Во имя Науки! Убийства, пытки, шпионаж и многое другое - стр. 37
В июле 1786 года, за несколько месяцев до того, как поселенцы планировали отправиться в Африку, Смитмен слег с очередным приступом малярии. Страны Южной Америки в то время все еще скрывали хинин, и буквально через три дня – прежде чем кто-либо успел достать лекарство – он скончался. Четыре сотни колонистов все-таки отправились в путь, но прибыли они в середине сезона дождей, а оставшись без контактов и опыта Смитмена, оказались вынуждены просить пропитание, чтобы выжить. В течение трех месяцев треть из них умерли. Потом местный вождь выгнал оставшихся колонистов и распорядился сжечь все их хижины. Великая мечта Генри Смитмена об искуплении рассеялась как дым.

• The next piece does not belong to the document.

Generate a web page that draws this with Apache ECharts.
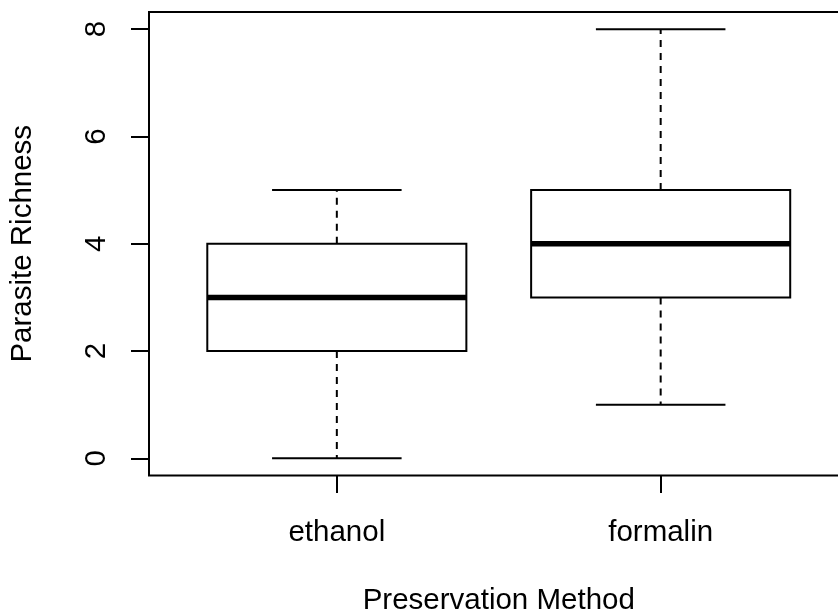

Несмотря на скоропостижную смерть, Смитмену удалось продвинуть дело аболиционизма вполне реальным, хотя и косвенным образом. В начале 1786 года он написал трактат, в котором изложил свое видение колонии в Сьерра-Леоне. Его прочитали двое шведских ученых – горный инженер Карл Вадстрем и ботаник Андерс Спаррман – и вдохновились настолько, что в конце 1787 года решили отправиться в Африку. У них были смутные планы побывать в глубине континента, но в итоге они застряли во французском рабовладельческом порту в Сенегале. Их крайне возмутило то, чему они стали свидетелями в ближайшие три месяца, но, в отличие от Смитмена, они пробыли там не так долго, чтобы гнев и возмущение сгладились.

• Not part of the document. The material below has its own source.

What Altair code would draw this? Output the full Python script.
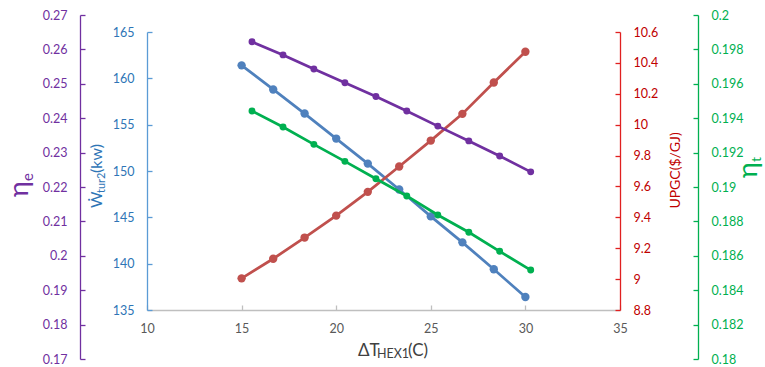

Вместо этого они поспешили в Лондон и начали потчевать публику рассказами о «рабских темницах» и людях, «лежащих скованными цепями в собственной крови». Они также поведали о дьявольской схеме, которую придумали французы, чтобы скупать рабов по дешевке. Вместо того чтобы устраивать рейды и рисковать своей головой, французы продавали оружие двум враждующим племенам и провоцировали войну между ними. Кто-то неизбежно одерживал победу и брал в плен своих врагов. После чего появлялись французы и предлагали купить пленников. Вадстрем описал итог одной из таких войн, когда победившее племя с песнями, плясками и музыкальным сопровождением направлялось в порт с будущими рабами: «Я никогда не видел столь инфернальной сцены и был просто поражен пронзительными воплями ужаса одних и радостными криками других, выступавших в сопровождении шумовых инструментов». Возможно, самым возмутительным было то, что французы, скупавшие рабов, практически хвастались перед Вадстремом и Спаррманом своей сообразительностью. Шведам даже не пришлось глубоко копать, чтобы вскрыть подобные махинации.

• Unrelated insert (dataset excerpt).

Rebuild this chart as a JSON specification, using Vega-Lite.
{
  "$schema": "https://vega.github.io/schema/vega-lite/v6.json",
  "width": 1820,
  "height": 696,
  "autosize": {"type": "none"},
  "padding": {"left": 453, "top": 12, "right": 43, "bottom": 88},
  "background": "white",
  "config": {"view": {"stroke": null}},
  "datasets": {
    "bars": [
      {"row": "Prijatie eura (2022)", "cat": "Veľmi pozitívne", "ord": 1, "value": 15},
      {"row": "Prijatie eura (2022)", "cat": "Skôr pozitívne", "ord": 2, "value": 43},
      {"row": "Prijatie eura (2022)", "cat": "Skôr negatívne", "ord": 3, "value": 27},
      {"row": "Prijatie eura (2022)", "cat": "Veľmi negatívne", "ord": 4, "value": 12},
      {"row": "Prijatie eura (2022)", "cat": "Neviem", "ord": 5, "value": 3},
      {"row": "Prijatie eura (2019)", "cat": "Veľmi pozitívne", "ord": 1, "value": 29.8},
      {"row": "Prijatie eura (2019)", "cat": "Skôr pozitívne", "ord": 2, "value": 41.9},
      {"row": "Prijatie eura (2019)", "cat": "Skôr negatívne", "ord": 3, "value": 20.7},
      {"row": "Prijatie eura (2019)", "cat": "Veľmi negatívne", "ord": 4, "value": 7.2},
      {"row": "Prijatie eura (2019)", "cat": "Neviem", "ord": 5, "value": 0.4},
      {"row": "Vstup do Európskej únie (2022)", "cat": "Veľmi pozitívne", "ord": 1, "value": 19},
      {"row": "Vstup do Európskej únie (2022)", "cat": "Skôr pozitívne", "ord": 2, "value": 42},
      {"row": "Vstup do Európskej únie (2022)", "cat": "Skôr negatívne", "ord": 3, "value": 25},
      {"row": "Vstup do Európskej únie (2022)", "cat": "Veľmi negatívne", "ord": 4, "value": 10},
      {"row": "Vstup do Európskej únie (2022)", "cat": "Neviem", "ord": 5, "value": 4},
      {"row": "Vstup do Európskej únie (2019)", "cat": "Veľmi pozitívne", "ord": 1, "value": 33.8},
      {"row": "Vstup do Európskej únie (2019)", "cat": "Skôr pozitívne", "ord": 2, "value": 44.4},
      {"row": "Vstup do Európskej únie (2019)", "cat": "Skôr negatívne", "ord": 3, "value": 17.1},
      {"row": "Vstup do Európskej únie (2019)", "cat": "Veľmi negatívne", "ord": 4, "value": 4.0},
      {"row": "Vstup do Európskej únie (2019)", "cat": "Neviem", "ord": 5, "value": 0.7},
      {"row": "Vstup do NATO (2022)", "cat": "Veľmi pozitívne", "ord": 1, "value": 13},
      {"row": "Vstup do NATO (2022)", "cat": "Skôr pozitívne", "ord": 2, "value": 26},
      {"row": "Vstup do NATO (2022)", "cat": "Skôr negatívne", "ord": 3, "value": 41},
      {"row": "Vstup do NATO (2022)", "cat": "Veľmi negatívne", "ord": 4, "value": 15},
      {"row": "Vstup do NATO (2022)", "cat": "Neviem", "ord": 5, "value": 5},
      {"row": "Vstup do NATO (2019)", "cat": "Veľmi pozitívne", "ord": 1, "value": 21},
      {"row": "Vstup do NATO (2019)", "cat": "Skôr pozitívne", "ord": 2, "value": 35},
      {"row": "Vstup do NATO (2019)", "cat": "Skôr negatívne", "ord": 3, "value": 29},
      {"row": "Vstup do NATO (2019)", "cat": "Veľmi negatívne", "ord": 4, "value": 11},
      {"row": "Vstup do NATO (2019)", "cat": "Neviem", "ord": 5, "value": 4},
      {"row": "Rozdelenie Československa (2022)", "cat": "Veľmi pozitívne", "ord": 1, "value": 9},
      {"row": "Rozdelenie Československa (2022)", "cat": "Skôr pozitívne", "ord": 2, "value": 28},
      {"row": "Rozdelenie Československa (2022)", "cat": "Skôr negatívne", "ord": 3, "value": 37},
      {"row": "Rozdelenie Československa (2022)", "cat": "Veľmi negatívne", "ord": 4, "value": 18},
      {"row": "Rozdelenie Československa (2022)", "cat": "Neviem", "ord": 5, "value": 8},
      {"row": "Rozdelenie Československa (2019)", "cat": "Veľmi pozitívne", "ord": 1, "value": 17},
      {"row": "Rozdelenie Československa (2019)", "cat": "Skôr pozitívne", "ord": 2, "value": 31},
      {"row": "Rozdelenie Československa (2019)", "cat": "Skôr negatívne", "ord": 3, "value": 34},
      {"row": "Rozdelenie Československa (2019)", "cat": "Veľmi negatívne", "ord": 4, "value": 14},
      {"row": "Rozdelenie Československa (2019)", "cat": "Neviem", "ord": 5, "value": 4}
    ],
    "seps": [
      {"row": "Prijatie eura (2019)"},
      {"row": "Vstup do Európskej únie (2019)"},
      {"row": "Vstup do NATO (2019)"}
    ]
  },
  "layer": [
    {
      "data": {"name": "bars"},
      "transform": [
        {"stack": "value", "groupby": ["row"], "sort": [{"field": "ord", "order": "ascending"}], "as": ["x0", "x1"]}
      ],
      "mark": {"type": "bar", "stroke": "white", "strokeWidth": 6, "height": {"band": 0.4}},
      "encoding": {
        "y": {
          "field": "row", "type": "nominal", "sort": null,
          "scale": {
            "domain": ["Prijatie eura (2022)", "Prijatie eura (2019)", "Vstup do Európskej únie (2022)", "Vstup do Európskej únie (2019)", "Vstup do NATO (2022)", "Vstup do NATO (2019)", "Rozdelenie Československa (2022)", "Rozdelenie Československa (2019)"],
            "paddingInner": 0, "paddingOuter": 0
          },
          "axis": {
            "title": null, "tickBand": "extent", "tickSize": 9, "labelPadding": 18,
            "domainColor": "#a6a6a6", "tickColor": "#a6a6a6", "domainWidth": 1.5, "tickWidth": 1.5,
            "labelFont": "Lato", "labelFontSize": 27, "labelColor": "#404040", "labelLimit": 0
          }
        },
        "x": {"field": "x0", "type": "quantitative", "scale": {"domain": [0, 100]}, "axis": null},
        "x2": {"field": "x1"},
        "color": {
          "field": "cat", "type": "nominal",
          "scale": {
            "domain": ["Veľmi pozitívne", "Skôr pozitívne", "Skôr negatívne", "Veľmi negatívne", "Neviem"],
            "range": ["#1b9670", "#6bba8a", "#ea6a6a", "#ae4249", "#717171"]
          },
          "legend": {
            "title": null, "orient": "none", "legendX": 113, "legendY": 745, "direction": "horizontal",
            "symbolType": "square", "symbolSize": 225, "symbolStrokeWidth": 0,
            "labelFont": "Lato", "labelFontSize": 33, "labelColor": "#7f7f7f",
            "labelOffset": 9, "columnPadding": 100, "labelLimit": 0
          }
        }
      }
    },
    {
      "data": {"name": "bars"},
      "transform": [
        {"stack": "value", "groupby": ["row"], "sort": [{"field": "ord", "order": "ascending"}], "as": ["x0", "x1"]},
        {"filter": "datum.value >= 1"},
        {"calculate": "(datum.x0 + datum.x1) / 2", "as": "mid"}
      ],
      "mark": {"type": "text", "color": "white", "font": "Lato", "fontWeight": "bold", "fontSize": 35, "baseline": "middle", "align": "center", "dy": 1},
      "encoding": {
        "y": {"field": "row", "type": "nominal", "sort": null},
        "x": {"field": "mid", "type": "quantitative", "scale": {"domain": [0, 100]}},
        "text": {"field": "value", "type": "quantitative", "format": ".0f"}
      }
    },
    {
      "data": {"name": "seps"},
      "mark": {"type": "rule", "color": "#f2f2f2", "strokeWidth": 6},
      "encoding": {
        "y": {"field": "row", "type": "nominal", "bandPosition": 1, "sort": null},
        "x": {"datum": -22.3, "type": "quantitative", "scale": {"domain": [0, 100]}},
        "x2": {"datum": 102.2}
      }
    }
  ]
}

В Лондоне шведы выступили в Палате представителей и в Торговой палате. Их показания стали сенсацией – благодаря тому, о чем они рассказали, и тому, кем они были. Это были 1780-е годы, расцвет Просвещения, и ученые в те времена считались безупречными, абсолютно непогрешимыми свидетелями по серьезным вопросам, возникающим перед обществом (да, было время…). В результате многие, кто раньше имел какие-то сомнения в осуждении рабства, внезапно встали на сторону аболиционистов. Потому что если уж ученые говорят, что торговля людьми – это зло, то кто они такие, чтобы с ними спорить?